Yarnell (third from right) conducting inspection prior to launching his surprise attack on Pearl Harbor. Notice the absence of markings on the planes—the Navy claimed he violated the rules.

By 1941, Yarnell was gone, replaced by a more traditional admiral wedded to the primacy of destroyers and cruisers as opposed to aircraft carriers. On Thursday, December 4, a private dinner party was held at the Carlton Hotel in Washington DC to honor the vice president, Henry Wallace. Present were two dozen of the most powerful men in the nation’s capital. It was a boisterous gathering, full of jokes and camaraderie. After a round of toasts amid the cigar smoke, one man stood up and delivered a quite different message, a somber one. “I feel that I can speak very frankly, within these four walls,” he said. “I want you to know that our situation tonight is very serious—more serious, probably, than most of us realize. We are very close to war. War may begin in the Pacific at any moment. Literally, at any moment. It may even be beginning tonight while we’re sitting here, for all we know. We are that close to it.”

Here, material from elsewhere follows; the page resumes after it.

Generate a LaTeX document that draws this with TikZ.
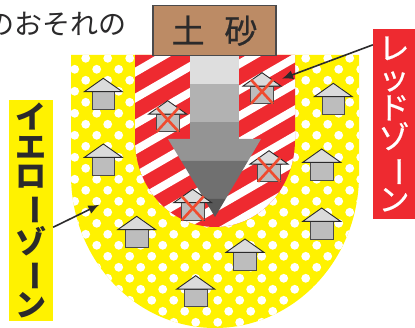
\documentclass[tikz,border=0pt]{standalone}
\usepackage{fontspec}
\usepackage{graphicx}
\usetikzlibrary{arrows.meta}
\newfontfamily\cjk{Noto Sans CJK JP}
\newfontfamily\cjkmid[FakeBold=0.6]{Noto Sans CJK JP}
\definecolor{zoneyellow}{HTML}{FFF200}
\definecolor{zonered}{HTML}{EE2A30}
\definecolor{soilbrown}{HTML}{BC8B65}
\definecolor{inkgray}{HTML}{2B2A2B}
\definecolor{crossred}{HTML}{EF4B2F}
\newcommand{\barmark}{\rotatebox[origin=c]{-90}{ー}}
\tikzset{
    zonelabel/.style={inner sep=0pt, align=center},
    leader/.style={draw=inkgray, line width=1.6pt, -{Latex[length=11pt,width=9pt]}},
    pics/house/.style={code={
        \fill[black!26, draw=inkgray!85, line width=0.9pt] (-11.3,13.4) rectangle (11.3,31);
        \fill[black!14, draw=inkgray, line width=0.9pt, line join=miter] (0,0) -- (19,13.4) -- (-19,13.4) -- cycle;
    }},
    pics/badhouse/.style={code={
        \pic {house};
        \draw[crossred, line width=2.6pt] (-11,7) -- (11,31) (11,7) -- (-11,31);
    }},
}
\begin{document}
\begin{tikzpicture}[x=1pt, y=-1pt]
    \useasboundingbox (0,0) rectangle (415,328);
    \clip (0,0) rectangle (415,328);
    % yellow zone
    \begin{scope}
        \path[clip] (71,55) -- (71,175) arc[x radius=144, y radius=153, start angle=180, delta angle=-180] -- (359,55) -- cycle;
        \fill[zoneyellow] (60,50) rectangle (370,330);
        \foreach \i in {-1,...,13} {
            \foreach \j in {-1,...,12} {
                \fill[white] (63.7+22*\i,58.3+22*\j) circle[radius=4.4];
                \fill[white] (74.7+22*\i,69.3+22*\j) circle[radius=4.4];
            }
        }
    \end{scope}
    % red zone
    \begin{scope}
        \path[clip] (135,55) -- (135,140) arc[x radius=80, y radius=87, start angle=180, delta angle=-180] -- (295,55) -- cycle;
        \fill[zonered] (130,50) rectangle (300,230);
        \foreach \k in {-2,...,12} {
            \draw[white, line width=8pt] (125,78+26*\k) -- (305,78+26*\k-104);
        }
    \end{scope}
    % soil arrow
    \fill[black!13] (190,55) rectangle (239,84);
    \fill[black!30] (190,84) rectangle (239,122);
    \fill[black!42] (190,122) rectangle (239,139);
    \fill[black!42] (168,139) -- (261,139) -- (248,161) -- (181.3,161) -- cycle;
    \fill[black!56] (181.3,161) -- (248,161) -- (225.6,199) -- (204.2,199) -- cycle;
    \fill[black!66] (204.2,199) -- (225.6,199) -- (215,217) -- cycle;
    % houses
    \foreach \hx/\hy in {103.3/78.3, 333.3/83.3, 103.3/144, 321.7/149, 136.7/216.3, 195.7/275.7, 245/239, 321.7/208} {
        \pic at (\hx,\hy) {house};
    }
    \foreach \hx/\hy in {167.7/100.7, 262/72.7, 269/150.7, 192.7/189.3} {
        \pic at (\hx,\hy) {badhouse};
    }
    % labels
    \node[fill=soilbrown, draw=inkgray!85, line width=1.1pt, minimum width=123pt, minimum height=49.5pt, inner sep=0pt,
        text=inkgray, font=\cjkmid\fontsize{33}{33}\selectfont] (soilbox) at (214.5,30.7) {土\hspace{0.6em}砂};
    \node[anchor=east, inner sep=0pt, text=inkgray, font=\cjk\fontsize{28}{28}\selectfont] (cuttext) at (127,24) {のおそれの};
    \node[fill=zoneyellow, minimum width=44pt, minimum height=221pt, zonelabel, text=inkgray,
        font=\cjk\bfseries\fontsize{31}{29.7}\selectfont] (yellowzone) at (31,210.5)
        {イ\\エ\\ロ\\\barmark\\ゾ\\\barmark\\ン};
    \node[fill=zonered, minimum width=42pt, minimum height=190pt, zonelabel, text=white,
        font=\cjkmid\fontsize{31}{29.7}\selectfont] (redzone) at (394,124)
        {レ\\ッ\\ド\\ゾ\\\barmark\\ン};
    % leaders
    \coordinate (redtip) at (282,78.7);
    \coordinate (yellowtip) at (99.3,204.7);
    \draw[leader] (redzone.105.3) -- (redtip);
    \draw[leader] (yellowzone.-37.4) -- (yellowtip);
\end{tikzpicture}
\end{document}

He paused to let the words sink in, then he went on, his voice rising confidently
lest he be a party-pooper: “But I want you to know that whatever happens, the United States Navy is ready!” he thundered. “Every man is at his post, every ship is at its station. The Navy is ready. Whatever happens, the Navy is not going to be caught napping.”

The speaker was Frank Knox, secretary of the Navy. Everyone went to bed and slept soundly.

Seventy-two hours later, the Japanese bombed Pearl Harbor. The “surprise” attack of 1941 had followed the 1932 Yarnell trial run exactly.